When St. Teresa of Avila travelled about Spain founding monasteries, she took with her an uneducated lay sister called Anne of St. Bartholomew. Sometime after Teresa’s death, when she was a Prioress, she was subsequently asked not only to found new monasteries herself, but to do so in foreign countries. She complained to God in prayer: Lord, can you ask all this of me? I am nothing but straw! And he replied: Ah, but it is with straws like this that I light my fire.
Also in this passage Jesus expresses a longing for his baptism to be accomplished and how much stress he is under until it is completed. The Baptism he refers to is his immersion in the terrible suffering and death by which we will be liberated, and not the Baptism by John the Baptist when the person to be baptised was immersed in the baptismal pool which was seen as a parallel to Jesus going down into death and emerging to the new life of the resurrection.

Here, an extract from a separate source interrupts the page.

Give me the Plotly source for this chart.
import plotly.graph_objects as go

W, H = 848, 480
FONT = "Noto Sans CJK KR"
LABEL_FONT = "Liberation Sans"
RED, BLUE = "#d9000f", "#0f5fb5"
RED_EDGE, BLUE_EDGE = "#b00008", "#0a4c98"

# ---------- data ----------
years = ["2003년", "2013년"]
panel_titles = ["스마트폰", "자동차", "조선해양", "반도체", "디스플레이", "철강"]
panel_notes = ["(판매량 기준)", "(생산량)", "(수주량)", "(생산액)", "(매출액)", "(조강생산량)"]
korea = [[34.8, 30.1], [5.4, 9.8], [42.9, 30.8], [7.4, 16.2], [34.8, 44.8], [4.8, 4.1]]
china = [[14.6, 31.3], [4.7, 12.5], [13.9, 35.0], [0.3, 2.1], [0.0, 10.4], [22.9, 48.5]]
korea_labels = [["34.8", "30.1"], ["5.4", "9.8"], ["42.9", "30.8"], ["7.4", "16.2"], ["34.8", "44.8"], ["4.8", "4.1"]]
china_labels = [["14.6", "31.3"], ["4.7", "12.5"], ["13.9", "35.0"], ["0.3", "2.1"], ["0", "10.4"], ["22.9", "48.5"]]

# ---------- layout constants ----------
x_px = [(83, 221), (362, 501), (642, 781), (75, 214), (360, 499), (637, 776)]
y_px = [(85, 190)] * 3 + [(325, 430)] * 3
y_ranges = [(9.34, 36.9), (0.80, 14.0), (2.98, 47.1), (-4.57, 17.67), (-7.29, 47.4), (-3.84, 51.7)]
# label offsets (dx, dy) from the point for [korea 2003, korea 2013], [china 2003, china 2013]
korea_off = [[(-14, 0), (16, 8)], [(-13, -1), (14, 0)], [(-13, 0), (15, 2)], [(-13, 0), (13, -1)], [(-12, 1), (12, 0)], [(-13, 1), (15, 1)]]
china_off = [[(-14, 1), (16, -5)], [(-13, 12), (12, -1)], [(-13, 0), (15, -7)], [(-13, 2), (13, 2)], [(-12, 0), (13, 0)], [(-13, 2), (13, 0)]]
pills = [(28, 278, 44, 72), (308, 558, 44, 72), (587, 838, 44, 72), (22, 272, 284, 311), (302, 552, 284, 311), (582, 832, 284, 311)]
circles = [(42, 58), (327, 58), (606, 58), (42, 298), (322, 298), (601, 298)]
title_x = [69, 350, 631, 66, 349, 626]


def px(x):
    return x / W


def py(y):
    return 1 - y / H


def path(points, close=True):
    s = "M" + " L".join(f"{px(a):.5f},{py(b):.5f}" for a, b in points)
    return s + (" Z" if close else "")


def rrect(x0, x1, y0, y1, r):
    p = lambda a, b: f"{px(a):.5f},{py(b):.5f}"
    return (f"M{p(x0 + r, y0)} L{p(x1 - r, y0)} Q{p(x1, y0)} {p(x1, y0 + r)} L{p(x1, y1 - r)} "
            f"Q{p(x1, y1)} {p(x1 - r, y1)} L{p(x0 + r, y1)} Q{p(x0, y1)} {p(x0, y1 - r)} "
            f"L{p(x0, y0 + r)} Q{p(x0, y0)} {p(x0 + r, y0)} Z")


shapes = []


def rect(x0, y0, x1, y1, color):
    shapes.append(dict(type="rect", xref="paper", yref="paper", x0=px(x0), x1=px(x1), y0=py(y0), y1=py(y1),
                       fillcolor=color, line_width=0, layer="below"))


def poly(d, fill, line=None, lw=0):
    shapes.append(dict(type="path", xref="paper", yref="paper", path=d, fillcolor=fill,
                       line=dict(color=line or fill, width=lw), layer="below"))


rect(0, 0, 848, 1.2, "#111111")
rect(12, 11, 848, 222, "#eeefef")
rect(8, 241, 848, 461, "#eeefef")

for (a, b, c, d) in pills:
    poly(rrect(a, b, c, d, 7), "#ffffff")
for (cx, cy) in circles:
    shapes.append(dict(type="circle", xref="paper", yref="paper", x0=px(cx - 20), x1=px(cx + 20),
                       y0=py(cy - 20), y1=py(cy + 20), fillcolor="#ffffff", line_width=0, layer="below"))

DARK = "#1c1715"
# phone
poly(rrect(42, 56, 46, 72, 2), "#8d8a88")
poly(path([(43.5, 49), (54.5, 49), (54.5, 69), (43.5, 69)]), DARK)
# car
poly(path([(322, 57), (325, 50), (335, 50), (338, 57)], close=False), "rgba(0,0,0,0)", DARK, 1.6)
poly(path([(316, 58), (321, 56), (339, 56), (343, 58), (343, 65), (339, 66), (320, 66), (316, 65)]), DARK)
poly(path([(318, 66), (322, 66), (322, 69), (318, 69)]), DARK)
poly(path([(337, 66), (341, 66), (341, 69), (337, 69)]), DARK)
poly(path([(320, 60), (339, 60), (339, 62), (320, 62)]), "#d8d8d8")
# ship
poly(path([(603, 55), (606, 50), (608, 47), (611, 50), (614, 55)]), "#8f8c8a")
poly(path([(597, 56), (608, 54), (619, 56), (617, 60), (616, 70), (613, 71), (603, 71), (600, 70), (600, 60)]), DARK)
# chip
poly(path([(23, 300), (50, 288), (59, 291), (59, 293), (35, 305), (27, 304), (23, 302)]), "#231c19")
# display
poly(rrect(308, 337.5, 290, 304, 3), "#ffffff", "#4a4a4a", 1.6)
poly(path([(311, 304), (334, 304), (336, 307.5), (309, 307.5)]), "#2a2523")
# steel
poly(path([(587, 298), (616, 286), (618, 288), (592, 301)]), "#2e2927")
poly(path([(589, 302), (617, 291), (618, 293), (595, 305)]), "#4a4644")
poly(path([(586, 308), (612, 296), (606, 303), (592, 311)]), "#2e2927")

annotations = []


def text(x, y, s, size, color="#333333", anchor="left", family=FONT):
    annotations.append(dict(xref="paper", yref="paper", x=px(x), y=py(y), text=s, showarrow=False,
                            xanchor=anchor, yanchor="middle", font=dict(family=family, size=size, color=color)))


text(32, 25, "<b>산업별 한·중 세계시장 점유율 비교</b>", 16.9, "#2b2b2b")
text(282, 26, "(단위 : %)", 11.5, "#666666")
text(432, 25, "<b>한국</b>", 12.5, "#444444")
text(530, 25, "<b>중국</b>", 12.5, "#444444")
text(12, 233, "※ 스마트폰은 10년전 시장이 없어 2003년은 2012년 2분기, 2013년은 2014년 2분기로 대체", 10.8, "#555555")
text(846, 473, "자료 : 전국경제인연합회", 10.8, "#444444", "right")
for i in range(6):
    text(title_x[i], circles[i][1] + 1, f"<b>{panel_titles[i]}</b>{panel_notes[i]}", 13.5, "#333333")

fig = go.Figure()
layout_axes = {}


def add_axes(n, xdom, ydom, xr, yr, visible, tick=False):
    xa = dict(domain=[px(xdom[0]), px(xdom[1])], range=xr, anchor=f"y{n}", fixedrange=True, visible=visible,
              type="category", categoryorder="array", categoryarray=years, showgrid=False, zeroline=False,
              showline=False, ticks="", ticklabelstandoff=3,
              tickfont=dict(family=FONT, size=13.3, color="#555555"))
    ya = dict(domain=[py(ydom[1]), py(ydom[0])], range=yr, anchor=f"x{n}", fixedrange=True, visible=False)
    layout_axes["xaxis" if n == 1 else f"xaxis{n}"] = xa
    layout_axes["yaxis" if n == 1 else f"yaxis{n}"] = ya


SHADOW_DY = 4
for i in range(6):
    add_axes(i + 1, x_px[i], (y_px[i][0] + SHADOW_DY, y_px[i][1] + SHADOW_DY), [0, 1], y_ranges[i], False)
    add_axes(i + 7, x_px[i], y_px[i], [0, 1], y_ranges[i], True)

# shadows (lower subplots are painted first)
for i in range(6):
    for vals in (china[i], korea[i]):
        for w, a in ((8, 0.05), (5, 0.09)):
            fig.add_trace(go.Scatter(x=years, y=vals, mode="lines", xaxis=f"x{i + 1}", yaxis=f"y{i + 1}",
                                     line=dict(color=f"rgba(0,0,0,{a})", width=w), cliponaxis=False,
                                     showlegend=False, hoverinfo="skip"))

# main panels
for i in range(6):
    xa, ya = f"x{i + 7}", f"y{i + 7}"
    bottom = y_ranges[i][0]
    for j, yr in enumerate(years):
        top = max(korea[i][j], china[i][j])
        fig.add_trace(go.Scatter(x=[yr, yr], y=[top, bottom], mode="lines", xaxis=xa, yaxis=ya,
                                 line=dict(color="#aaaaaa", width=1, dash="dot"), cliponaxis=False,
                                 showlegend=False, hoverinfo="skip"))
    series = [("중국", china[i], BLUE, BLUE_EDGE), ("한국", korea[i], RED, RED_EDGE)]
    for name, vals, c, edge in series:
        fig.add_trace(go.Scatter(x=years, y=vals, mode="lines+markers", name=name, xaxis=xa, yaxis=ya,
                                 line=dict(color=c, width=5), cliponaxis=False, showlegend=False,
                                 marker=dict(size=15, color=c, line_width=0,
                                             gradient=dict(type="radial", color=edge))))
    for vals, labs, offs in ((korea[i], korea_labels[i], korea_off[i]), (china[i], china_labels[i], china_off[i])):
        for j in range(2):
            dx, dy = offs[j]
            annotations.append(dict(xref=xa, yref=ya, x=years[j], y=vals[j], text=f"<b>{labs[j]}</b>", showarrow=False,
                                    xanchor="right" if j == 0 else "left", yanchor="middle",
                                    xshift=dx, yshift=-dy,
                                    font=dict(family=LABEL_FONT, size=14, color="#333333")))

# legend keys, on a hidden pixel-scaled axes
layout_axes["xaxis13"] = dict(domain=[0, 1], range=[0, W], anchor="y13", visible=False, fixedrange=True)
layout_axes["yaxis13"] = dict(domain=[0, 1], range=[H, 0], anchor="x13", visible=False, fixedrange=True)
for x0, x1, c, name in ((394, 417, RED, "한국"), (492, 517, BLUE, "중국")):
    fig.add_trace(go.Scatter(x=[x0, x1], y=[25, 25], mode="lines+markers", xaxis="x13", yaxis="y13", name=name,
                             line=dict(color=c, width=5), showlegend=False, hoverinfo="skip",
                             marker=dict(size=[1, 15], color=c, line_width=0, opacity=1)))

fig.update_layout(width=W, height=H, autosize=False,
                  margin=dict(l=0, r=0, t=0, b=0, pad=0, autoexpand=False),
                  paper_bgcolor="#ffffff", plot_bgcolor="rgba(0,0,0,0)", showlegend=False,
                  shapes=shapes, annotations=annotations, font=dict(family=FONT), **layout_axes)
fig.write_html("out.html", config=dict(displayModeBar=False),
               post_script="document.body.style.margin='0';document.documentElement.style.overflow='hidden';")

Then, Jesus says he has come not to bring peace but division on the earth. At first sight, this is a hard saying and it does not make any sense. The Jesus we see in this passage seems out of character with the Jesus who loves and heals and cares for the poor. This is not the sweet baby Jesus for whom the angels sang, “Peace on earth, good will to all”. Is Jesus not the Prince of Peace? Did Jesus not say at the Last Supper that he was giving his peace to his disciples, a peace that the world could not give and that no one could take away? Did he not say, “Come to me, all you who labour and carry heavy burdens, and I will give you rest”? Was the final greeting of the Risen Christ to his disciples in the upper room not “Peace be with you”?
Yes, but he also warned his disciples that, after he was gone, they could expect a rough ride. They would be hauled before rulers and governors, they would be beaten and jailed and put to death. People would think they were doing well in ridding the world of them. In that sense, Jesus was certainly not going to bring peace. Jesus has come to set into motion God’s radical will for the world. The stress Jesus is under is not anxiety, but a total absorption in his mission. That mission is to redeem a broken world.
Isn’t it interesting that Jesus pits “peace” against “division,” treating them as opposites? We often think of the opposite of peace as war, and the opposite of division as unity. But here Jesus turns the dial up a notch. It’s as if Jesus is saying any division is war, and there can be no peace without complete unity. He is not satisfied with half measures.
But maybe the confusion and tension of Jesus’ teachings here cannot, and should not, be resolved. If we look at this passage in light of the whole gospel story, perhaps we find it may describe rather than prescribe division among us. That is, it is not Jesus’ purpose to set children against their parents or parents against their children, but this sort of breakdown can be the result of the changes brought about by Christ’s work.
The break-up of families, father against mother, parents against children, in-laws against in-laws, were unfortunately only too common as one or more members in a family decided to follow Christ and be baptised. These must have been very painful experiences which no one wanted. Many people then, and still today, suffer persecution and many families were and are torn apart by their accepting Christianity. Jesus had warned that those who wanted to follow him had to be ready, if necessary, to leave home and family and enter a new family of brothers and sisters. To follow the way of truth and love, of freedom and justice is always going to arouse the hostility of those who feel threatened by goodness.
But is it right to break up one’s family? We might counter by asking which is the more loving thing to do: to be true to one’s convictions and one’s integrity or to compromise them for the sake of a merely external peace? In today’s world many families are broken apart for many different reasons not just to follow Jesus. The one who leaves shows a greater love for one’s family and will never cease to love them no matter how viciously they may react to the choice the person has felt it necessary to make. In the long run, truth and love will prevail. They must.
Finally, hostility, division, persecution, providing we are not directly involved, does not take away the peace that Jesus spoke about. On the contrary, it is only by being true to one’s convictions, whatever the price, that peace can be experienced. With this peace in our hearts, we can live at peace no matter what kind of fire or division rages around us. For Christ is our one and only Saviour. In him is peace. For he brings us all a different kind of peace.